Now please understand: I am not here to make light of these very difficult days through which we are living. What I am here to do is to proclaim the great Good News of Jesus in the midst of the individual and collective pain and anxiety so many people are experiencing. It is not too late to abandon our cynicism and despair and instead to put all our trust in the One whom even the abyss of death could not hold. It is not too late. You know, Jesus actually loves latecomers! You remember his story about the day laborers, the ones who don’t show up for work until almost midnight but still get paid the same as the ones who were there at the crack of dawn? Jesus loves latecomers! And he does his best work when it is completely obvious to everyone else that the clock has run out, that time is up. It is finished. Jesus breathed his last. But wait! Hold up. That’s not how that story ends. Not at all. No. He is not here, for he has risen, just as he told you.
It is not too late. It is not too late to ask our society to live by the standards of our baptismal covenant—the basic standards of all the major religions—and to respect the dignity of every human being. It is not too late to change the structures that allow one in five children to go to bed hungry each night and that make it near impossible for many hardworking Atlantans to afford housing. It is not too late to seek peace, whether in our own homes and among our own families or in our country or across the globe. It is not too late to allow ourselves to get swept up in the redemptive and life-giving work of Jesus Christ, who never encountered a chasm he could not bridge. Who entered the greatest abyss of all for us, the abyss of sin and death, getting into it so that we could get out of it. Who inspired the Apostle Paul, who, as you may recall, had been really into persecuting people who were different from him—who inspired the Apostle Paul eventually to proclaim, “There is neither Jew nor Greek, neither slave nor free, there is no male and female, for you are all one in Christ Jesus.”

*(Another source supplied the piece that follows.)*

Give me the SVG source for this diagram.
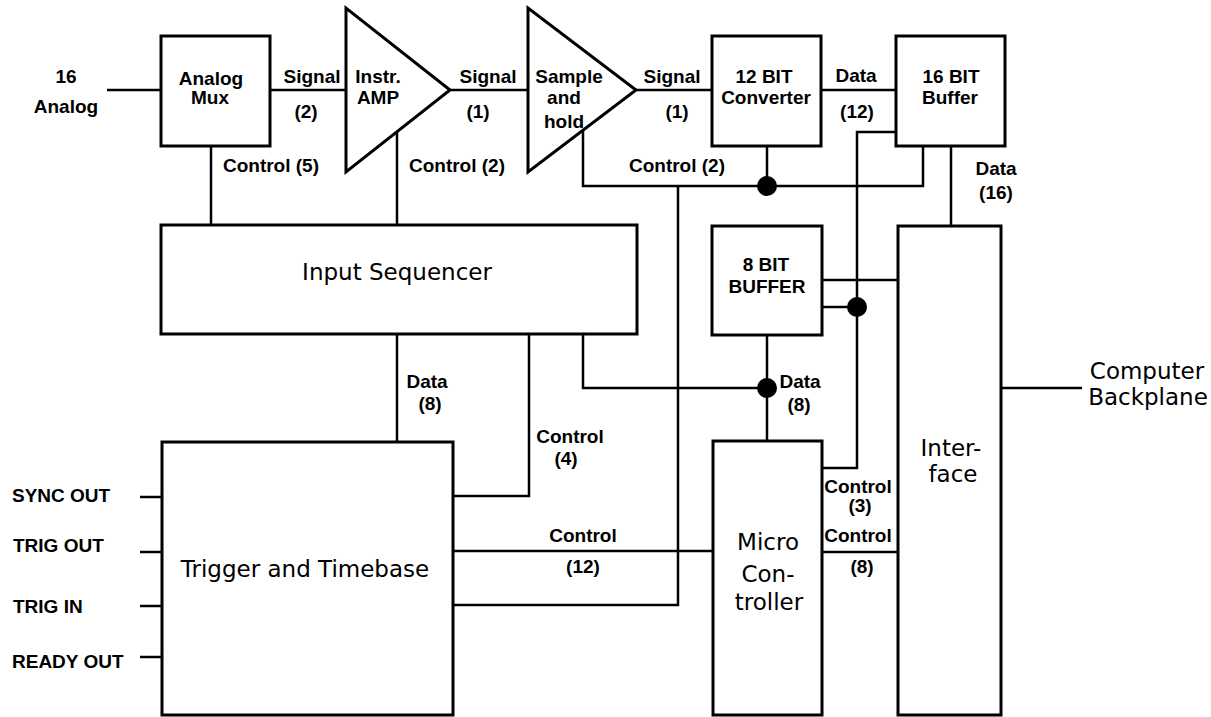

It is not too late. It is not too late, but we are going to have to get into it; we are going to have to lean in and do the counterintuitive thing. Rather than trying to escape by cursing our enemies, or flailing all around in a panic, or adopting a position of apathy like those “reveling loungers” in this morning’s reading from the Book of Amos —rather than doing this, we are going to have lean into the abyss, even when it scares the heck out of us.
This is, in fact, one of the great markers that the Kingdom of God has come among us. That people begin doing odd and unexpected and even dangerous things for love. That people start leaning into the difficult places—and the difficult people—instead of avoiding them. Like the rabbi I once read about who took a dying member of the Ku Klux Klan into his home and cared for him as he was dying of cancer. Like the man I saw on the news who recently became the legal guardian for three neighborhood children after their mother got deported. Like the group of parishioners worshipping with, and serving a meal to, our friends at the Church of the Holy Comforter this morning—friends for whom this meal and this social interaction may prove to be the highlight of their week. Like all of you who regularly gather to have tough but life saving conversations with others at AA, Al-Anon, the Community of Hope, or a weekday Bible study.
Friends, it is not too late. It is not too late. Now is the time. Now is the place. Amen.